Checking FWL with the Bonica data

Let’s verify this with our running example. We regress fundraising on party, save the residuals. Regress ideology on party, save the residuals. Then regress one on the other:

# step 1: residualize Y (fundraising) on Z (party)
resid_y <- residuals(lm(total_receipts ~ party, data = bonica_complete))

# step 2: residualize X (ideology) on Z (party)
resid_x <- residuals(lm(dwnom1 ~ party, data = bonica_complete))

# step 3: regress residualized Y on residualized X
beta_fwl <- coef(lm(resid_y ~ resid_x))["resid_x"]

tibble(
  `OLS with controls` = beta_ols,
  `Stratification (weighted avg)` = beta_weighted,
  `FWL (residuals)` = beta_fwl
) |>
  my_kbl(caption = "Three equivalent ways to get the controlled estimate")
Three equivalent ways to get the controlled estimate
OLS with controls Stratification (weighted avg) FWL (residuals)
1469866 1469866 1469866

All three approaches produce the same coefficient.
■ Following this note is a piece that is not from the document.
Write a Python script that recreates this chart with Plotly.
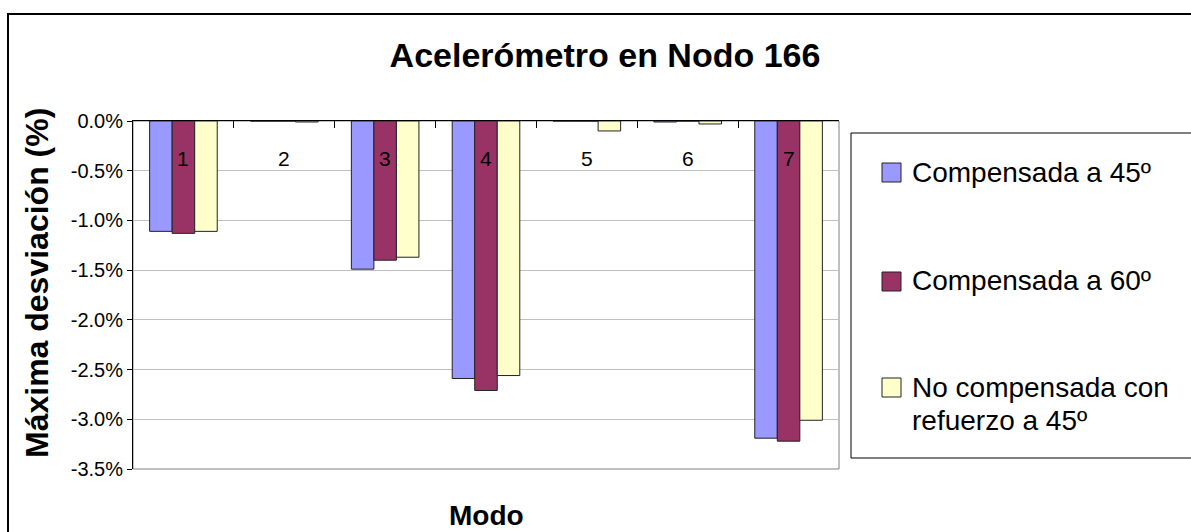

Because party is categorical, the residuals here have a nice interpretation: they are just the group-demeaned values. The residual of a Democrat’s ideology score is how far their ideology is from the average Democrat’s ideology. The residual of their fundraising is how much they raised relative to the average Democrat. In other words: among candidates who are more ideologically extreme for their party, do they raise more or less for their party?

Two intuitions for controls

We’ve now seen two equivalent ways of thinking about what regression controls do:

  1. Stratification: split the data by \(Z\), estimate the \(X\)-\(Y\) relationship within each group, and take a weighted average. Controls ask: within levels of Z, is there still a relationship between X and Y?

  2. Residualization (FWL): strip out what \(Z\) explains from both \(X\) and \(Y\), and look at what’s left. Controls ask: using only the variation in X and Y that Z can’t account for, is there a relationship?